Blitz al carcere di Brescia: 13 arresti tra corruzione e spaccio

Tredici persone sono state arrestate nell’ambito di un’inchiesta partita nel 2021 e condotta dai carabinieri di Brescia, sotto la direzione della Procura. Tra gli arrestati figurano un ispettore capo della polizia penitenziaria in servizio presso il carcere cittadino e un avvocato milanese. L’indagine ruota attorno al penitenziario Nerio Fischione, portando alla luce gravi episodi di corruzione, spaccio e altri reati legati alla criminalità all’interno del sistema carcerario.

Le misure cautelari sono state eseguite nella notte e si sono concluse nella tarda mattinata del 17 settembre, quando un blitz in via Naviglio Grande a Brescia ha destato preoccupazione tra i residenti del quartiere. Gli arrestati sono accusati di reati gravi, tra cui corruzione, accesso illecito a dispositivi di comunicazione da parte di detenuti, tentata estorsione aggravata, spaccio di droga e false dichiarazioni all’autorità giudiziaria. Tra gli arrestati figurano nomi di spicco. Francesco Leone, Sandro Monteleone, Nicolò Fornasari e Ernesto Settesoldi sono stati condotti in carcere. L’ispettore di polizia penitenziaria Giuseppe Di Leo, insieme a Antonio Leone, Stefania Pelucchi e Luciana Bernardini, sono stati posti agli arresti domiciliari. Altri quattro indagati sono stati sottoposti all’obbligo di presentazione alla polizia giudiziaria. Particolare rilevanza assume il divieto di esercitare la professione per un anno imposto all’avvocato milanese Alessandro Sacca.

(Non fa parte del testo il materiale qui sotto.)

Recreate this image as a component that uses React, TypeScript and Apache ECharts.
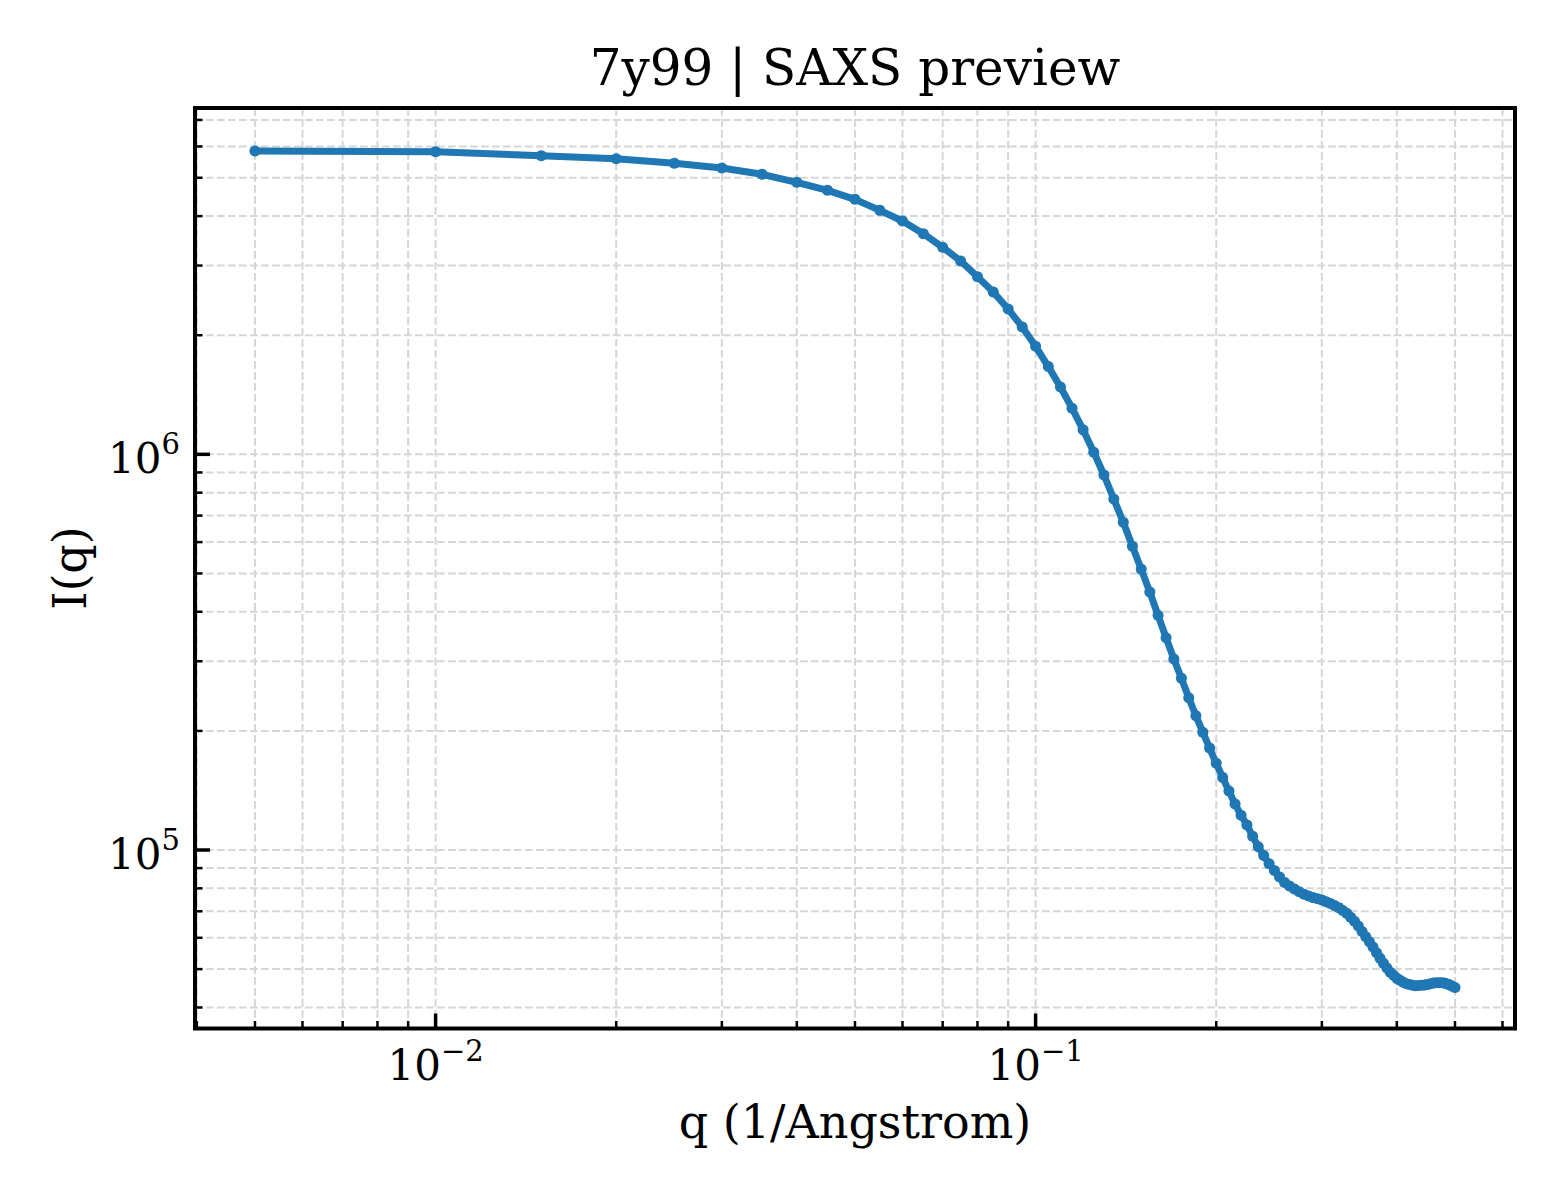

Giuseppe Di Leo, secondo le ricostruzioni degli inquirenti, avrebbe ricevuto denaro per svolgere il ruolo di intermediario tra i detenuti e le loro famiglie. In particolare, l’ispettore avrebbe introdotto illegalmente in carcere telefoni cellulari, lettere, denaro e persino sostanze stupefacenti. Durante l’inchiesta è emerso che alcuni detenuti, tra cui quelli del carcere di Canton Mombello, avrebbero ricevuto dosi di cocaina nascoste all’interno di scatole di cioccolatini, all’apparenza perfettamente integre. Nonostante ciò, Di Leo ha dichiarato di non essere a conoscenza della presenza di droga.

L’indagine ha rivelato anche un tentativo di estorsione ai danni di un ex detenuto, orchestrato da un carcerato con l’aiuto di complici esterni. Gli investigatori hanno inoltre scoperto che un carcerato è stato fittiziamente assunto da un’azienda per poter beneficiare di misure alternative alla detenzione, aggirando così le normali procedure. Tra le figure coinvolte nell’indagine emerge anche un noto studio legale milanese, accusato di favorire la violazione delle norme sulle comunicazioni dei detenuti. Lo studio avrebbe infatti trasferito telefonate di un proprio cliente detenuto a terzi, facilitando la circolazione di informazioni al di fuori delle mura carcerarie in modo illecito.